Open mhoemmen opened 6 years ago
We might expect this to be fast, but since valarray containers are initialized automatically and automatically allocated on the master thread's memory, we find that it is actually quite slow even when we have more than one thread.
This is only true if threads touch pages from more than one NUMA domain. Such a code will perform just fine on IBM Blue Gene/Q or Intel Core i7 processors.
@jeffhammond I forget who wrote that section -- it would help to have some more details on how they ran the experiment. We can always rerun it at some point. My main concern for now is deciding on the lifetime of these resource thingies :D
I like this. This could even solve the problem of some resources only being available inside a parallel region (like a GPU). Topology is a snapshot of everything reachable from the root.
Yes, I think that could be a nice way to represent that. We could say that when you perform topology discovery you returned a topology structure of everything which can be executed from in the current thread of execution. So something like GPU device-side enqueue could be represented by an entirely different execution resource/execution context which can be discovered and constructed within a GPU kernel.
We continued discussing this during the last call and we decided that we could potentially support the idea of execution resources only being available within a particular parallel region, by having this_thread::resource()
also be permitted to perform some topology discovery and return resources that were not previously available.
Was that in the notes? I'd like to learn more about that. (Sorry I missed that discussion at Rapperswil.) I'm not sure, without knowing more at least, whether that would solve the problems we've discussed here.

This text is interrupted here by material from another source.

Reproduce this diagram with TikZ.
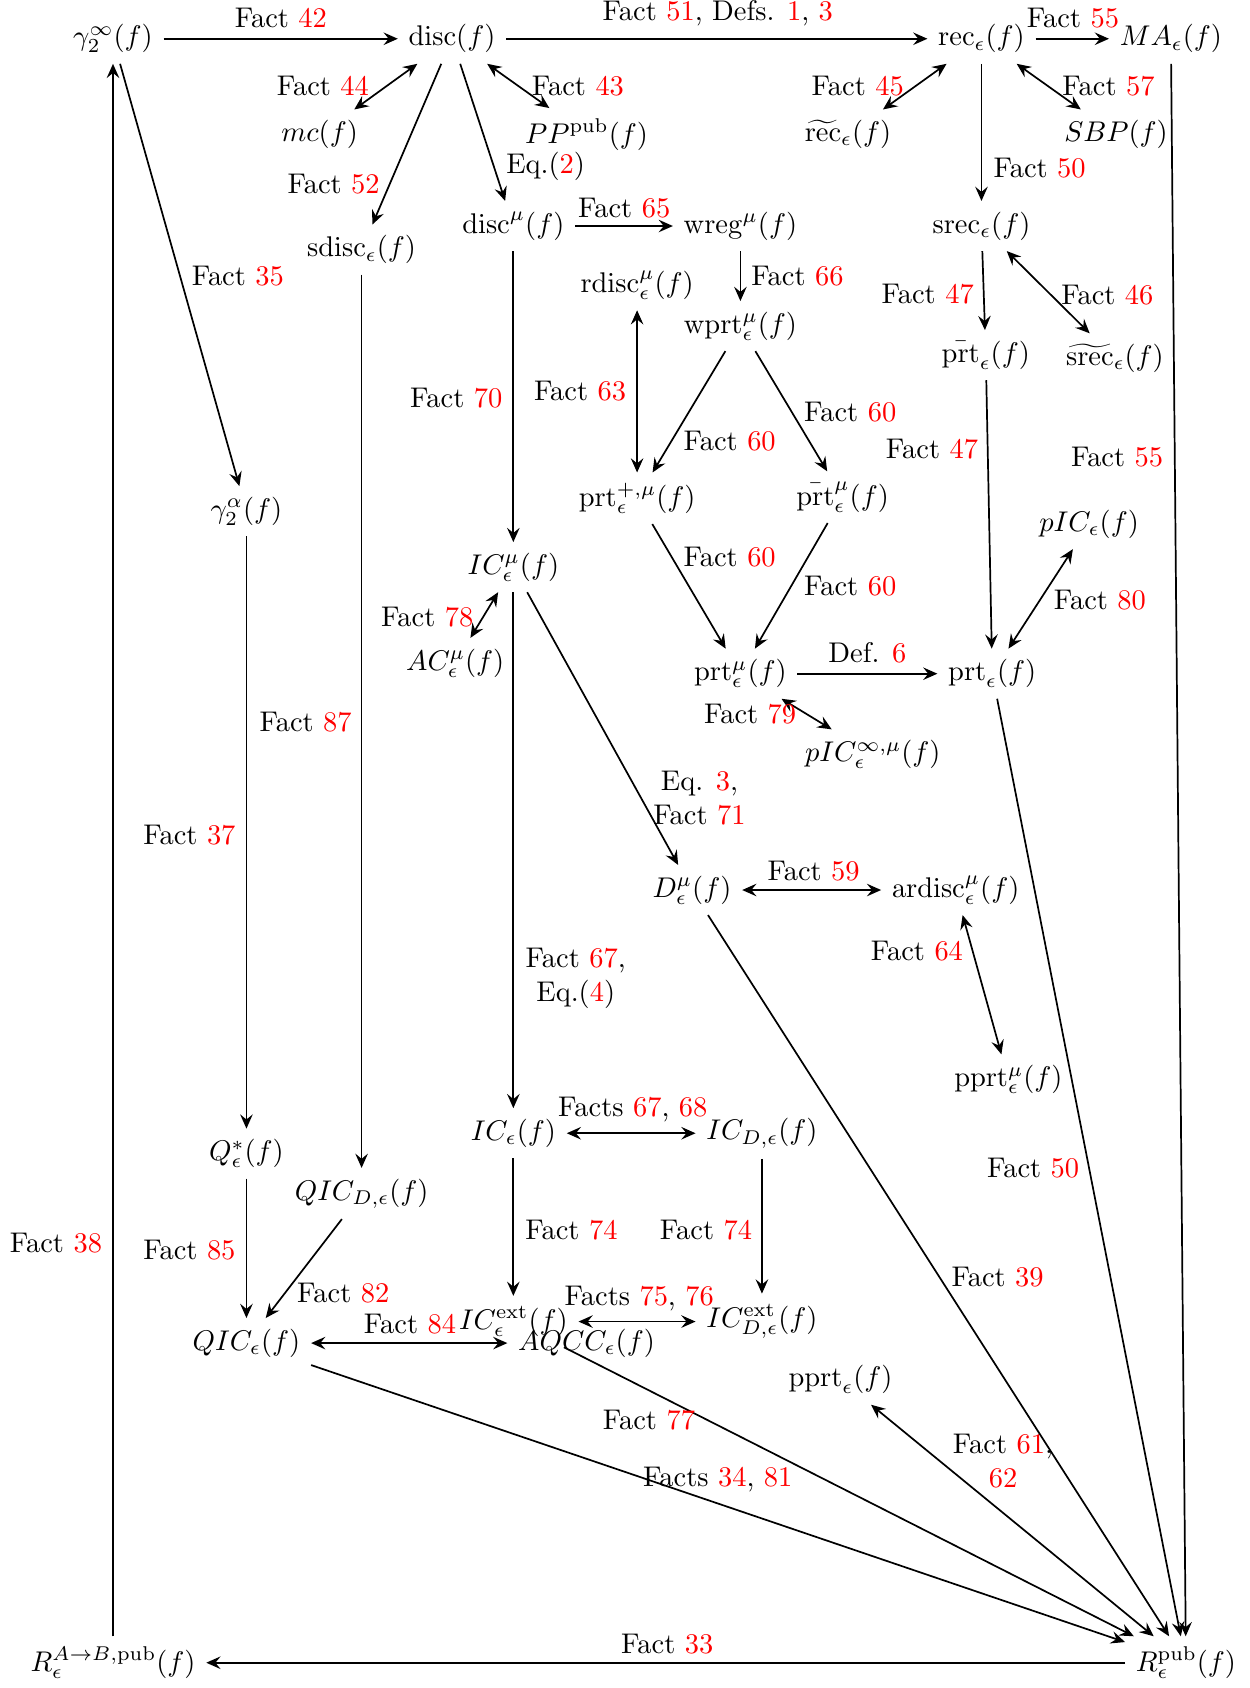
\documentclass[tikz,border=0pt]{standalone}
\usetikzlibrary{arrows.meta}
\newcommand{\myr}[1]{\textcolor{red}{#1}}
\begin{document}
\begin{tikzpicture}[x=0.378pt,y=-0.378pt,
  obj/.style={inner sep=3.6pt},
  lab/.style={inner sep=0pt},
  arr/.style={line width=0.6pt,-{Stealth[length=5pt,width=4.4pt,inset=1.8pt]}},
  darr/.style={line width=0.6pt,{Stealth[length=5pt,width=4.4pt,inset=1.8pt]}-{Stealth[length=5pt,width=4.4pt,inset=1.8pt]}}]
\useasboundingbox (0,0) rectangle (1161.5,1568.5);
% nodes
\node[obj] (g2inf) at (105,36) {$\gamma_2^{\infty}(f)$};
\node[obj] (disc) at (420,36) {$\mathrm{disc}(f)$};
\node[obj] (rec) at (912,36) {$\mathrm{rec}_\epsilon(f)$};
\node[obj] (MA) at (1088,36) {$MA_\epsilon(f)$};
\node[obj] (mc) at (297,125) {$mc(f)$};
\node[obj] (PP) at (545,125) {$PP^{\mathrm{pub}}(f)$};
\node[obj] (rect) at (788,125) {$\widetilde{\mathrm{rec}}_\epsilon(f)$};
\node[obj] (SBP) at (1037,125) {$SBP(f)$};
\node[obj] (discmu) at (477,210) {$\mathrm{disc}^\mu(f)$};
\node[obj] (wreg) at (688,210) {$\mathrm{wreg}^\mu(f)$};
\node[obj] (srec) at (912,210) {$\mathrm{srec}_\epsilon(f)$};
\node[obj] (sdisc) at (336,232) {$\mathrm{sdisc}_\epsilon(f)$};
\node[obj] (rdisc) at (592,265) {$\mathrm{rdisc}^\mu_\epsilon(f)$};
\node[obj] (wprt) at (688,303) {$\mathrm{wprt}^\mu_\epsilon(f)$};
\node[obj] (prtbar) at (916,330) {$\bar{\mathrm{prt}}_\epsilon(f)$};
\node[obj] (srect) at (1036,333) {$\widetilde{\mathrm{srec}}_\epsilon(f)$};
\node[obj] (g2a) at (229,475) {$\gamma_2^{\alpha}(f)$};
\node[obj] (prtplus) at (592,463) {$\mathrm{prt}^{+,\mu}_\epsilon(f)$};
\node[obj] (prtbarmu) at (783,462) {$\bar{\mathrm{prt}}^\mu_\epsilon(f)$};
\node[obj] (pIC) at (1012,487) {$pIC_\epsilon(f)$};
\node[obj] (ICmu) at (477,527) {$IC^\mu_\epsilon(f)$};
\node[obj] (ACmu) at (423,616) {$AC^\mu_\epsilon(f)$};
\node[obj] (prtmu) at (688,626) {$\mathrm{prt}^\mu_\epsilon(f)$};
\node[obj] (prt) at (922,626) {$\mathrm{prt}_\epsilon(f)$};
\node[obj] (pICinf) at (811,701) {$pIC^{\infty,\mu}_\epsilon(f)$};
\node[obj] (Dmu) at (643,827) {$D^\mu_\epsilon(f)$};
\node[obj] (ardisc) at (888,827) {$\mathrm{ardisc}^\mu_\epsilon(f)$};
\node[obj] (pprtmu) at (937,1003) {$\mathrm{pprt}^\mu_\epsilon(f)$};
\node[obj] (IC) at (477,1053) {$IC_\epsilon(f)$};
\node[obj] (ICD) at (708,1053) {$IC_{D,\epsilon}(f)$};
\node[obj] (Qs) at (229,1072) {$Q^*_\epsilon(f)$};
\node[obj] (QICD) at (336,1109) {$QIC_{D,\epsilon}(f)$};
\node[obj] (QIC) at (229,1248) {$QIC_\epsilon(f)$};
\node[obj] (ICext) at (477,1228) {$IC^{\mathrm{ext}}_\epsilon(f)$};
\node[obj] (AQCC) at (545,1248) {$AQCC_\epsilon(f)$};
\node[obj] (ICDext) at (708,1228) {$IC^{\mathrm{ext}}_{D,\epsilon}(f)$};
\node[obj] (pprt) at (781,1282) {$\mathrm{pprt}_\epsilon(f)$};
\node[obj] (RAB) at (105,1545) {$R^{A\to B,\mathrm{pub}}_\epsilon(f)$};
\node[obj] (Rpub) at (1102,1545) {$R^{\mathrm{pub}}_\epsilon(f)$};
% edges
\draw[arr] (g2inf) -- (disc);
\draw[arr] (disc) -- (rec);
\draw[arr] (rec) -- (MA);
\draw[darr] (disc) -- (mc);
\draw[darr] (disc) -- (PP);
\draw[arr] (disc) -- (sdisc);
\draw[arr] (disc) -- (discmu);
\draw[darr] (rec) -- (rect);
\draw[arr] (rec) -- (srec);
\draw[darr] (rec) -- (SBP);
\draw[arr] (MA) -- (Rpub);
\draw[arr] (g2inf) -- (g2a);
\draw[arr] (RAB) -- (g2inf);
\draw[arr] (discmu) -- (wreg);
\draw[arr] (wreg) -- (wprt);
\draw[arr] (discmu) -- (ICmu);
\draw[darr] (rdisc) -- (prtplus);
\draw[arr] (wprt) -- (prtplus);
\draw[arr] (wprt) -- (prtbarmu);
\draw[arr] (prtplus) -- (prtmu);
\draw[arr] (prtbarmu) -- (prtmu);
\draw[arr] (prtmu) -- (prt);
\draw[arr] (srec) -- (prtbar);
\draw[darr] (srec) -- (srect);
\draw[arr] (prtbar) -- (prt);
\draw[darr] (pIC) -- (prt);
\draw[arr] (prt) -- (Rpub);
\draw[darr] (prtmu) -- (pICinf);
\draw[darr] (ICmu) -- (ACmu);
\draw[arr] (ICmu) -- (Dmu);
\draw[darr] (Dmu) -- (ardisc);
\draw[darr] (ardisc) -- (pprtmu);
\draw[arr] (Dmu) -- (Rpub);
\draw[arr] (ICmu) -- (IC);
\draw[arr] (sdisc) -- (QICD);
\draw[arr] (g2a) -- (Qs);
\draw[darr] (IC) -- (ICD);
\draw[arr] (IC) -- (ICext);
\draw[arr] (ICD) -- (ICDext);
\draw[darr] (ICext) -- (ICDext);
\draw[arr] (Qs) -- (QIC);
\draw[arr] (QICD) -- (QIC);
\draw[darr] (QIC) -- (AQCC);
\draw[arr] (QIC) -- (Rpub);
\draw[arr] (ICext) -- (Rpub);
\draw[darr] (Rpub) -- (pprt);
\draw[arr] (Rpub) -- (RAB);
% labels
\node[lab] (l42) at (261,17) {Fact \myr{42}};
\node[lab] (l51) at (667,12) {Fact \myr{51}, Defs. \myr{1}, \myr{3}};
\node[lab] (l55a) at (997,17) {Fact \myr{55}};
\node[lab] (l44) at (300,80) {Fact \myr{44}};
\node[lab] (l43) at (537,80) {Fact \myr{43}};
\node[lab] (l45) at (797,80) {Fact \myr{45}};
\node[lab] (l57) at (1030,80) {Fact \myr{57}};
\node[lab] (l52) at (310,171) {Fact \myr{52}};
\node[lab] (leq2) at (507,155) {Eq.(\myr{2})};
\node[lab] (l50a) at (966,156) {Fact \myr{50}};
\node[lab] (l65) at (580,193) {Fact \myr{65}};
\node[lab] (l66) at (741,257) {Fact \myr{66}};
\node[lab] (l35) at (221,257) {Fact \myr{35}};
\node[lab] (l47a) at (862,273) {Fact \myr{47}};
\node[lab] (l46) at (1029,274) {Fact \myr{46}};
\node[lab] (l70) at (424,370) {Fact \myr{70}};
\node[lab] (l63) at (539,363) {Fact \myr{63}};
\node[lab] (l60a) at (790,383) {Fact \myr{60}};
\node[lab] (l60b) at (678,410) {Fact \myr{60}};
\node[lab] (l47b) at (866,417) {Fact \myr{47}};
\node[lab] (l55b) at (1038,425) {Fact \myr{55}};
\node[lab] (l60c) at (678,518) {Fact \myr{60}};
\node[lab] (l60d) at (790,545) {Fact \myr{60}};
\node[lab] (l80) at (1022,558) {Fact \myr{80}};
\node[lab] (l78) at (397,573) {Fact \myr{78}};
\node[lab] (ld6) at (806,607) {Def. \myr{6}};
\node[lab] (l87) at (284,671) {Fact \myr{87}};
\node[lab] (l79) at (697,664) {Fact \myr{79}};
\node[lab,align=center] (l71) at (650,742) {Eq. \myr{3},\\Fact \myr{71}};
\node[lab] (l37) at (176,776) {Fact \myr{37}};
\node[lab] (l59) at (756,809) {Fact \myr{59}};
\node[lab] (l64) at (852,884) {Fact \myr{64}};
\node[lab,align=center] (l67) at (535,909) {Fact \myr{67},\\Eq.(\myr{4})};
\node[lab] (l6768) at (588,1031) {Facts \myr{67}, \myr{68}};
\node[lab] (l50b) at (960,1085) {Fact \myr{50}};
\node[lab] (l74a) at (531,1143) {Fact \myr{74}};
\node[lab] (l74b) at (656,1143) {Fact \myr{74}};
\node[lab] (l38) at (52,1155) {Fact \myr{38}};
\node[lab] (l85) at (176,1162) {Fact \myr{85}};
\node[lab] (l39) at (927,1187) {Fact \myr{39}};
\node[lab] (l82) at (319,1202) {Fact \myr{82}};
\node[lab] (l7576) at (594,1207) {Facts \myr{75}, \myr{76}};
\node[lab] (l84) at (381,1230) {Fact \myr{84}};
\node[lab] (l77) at (603,1320) {Fact \myr{77}};
\node[lab,align=center] (l6162) at (932,1358) {Fact \myr{61},\\\myr{62}};
\node[lab] (l3481) at (667,1375) {Facts \myr{34}, \myr{81}};
\node[lab] (l33) at (620,1528) {Fact \myr{33}};
\end{tikzpicture}
\end{document}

This was mostly just a brain dump, I've not put a great deal of thought into that approach yet, so I'm not sure if that would really help us hear much, thinking about it further I'm tempted to agree that it likely won't. No problem, I thought there were notes taken at the Rapperswil meeting, perhaps not, I'll have a look for them.
This is what I had in the notes that I took:
- It was suggested that we could observe the topology through some kind of visitor pattern (in order of execution or dispatch).
Essentially the suggestion was that rather than having users have to traverse the topology manually we could provide some kind of visitor interface which allows users to specify what they want to find and how they want to represent it and have the implementation do everything for you. We have a similar concept in SYCL, though this is for a smaller domain that we are aiming to support here and I can see some potential difficulties in making this generic enough to be useful. Though it could be a useful higher-level interface for those who don't want to do things manually.
Why not just attempt to create the context? If the resource is no longer available, the context creation fails. Otherwise, the context assumes the responsibility for keeping the resource alive or otherwise handling the case where the resource ceases to be alive at some point.
Yeah, that makes sense to me.
TODO need to make topology discovery race free, with respect to different (CPU) threads.
Update resource lifetime discussion in the Affinity proposal, based on https://github.com/codeplaysoftware/standards-proposals/issues/67 discussion.
NOTE: I have not changed the rest of the proposal to make it consistent with these changes. If people like this pull request, I will then update the rest of the proposal accordingly.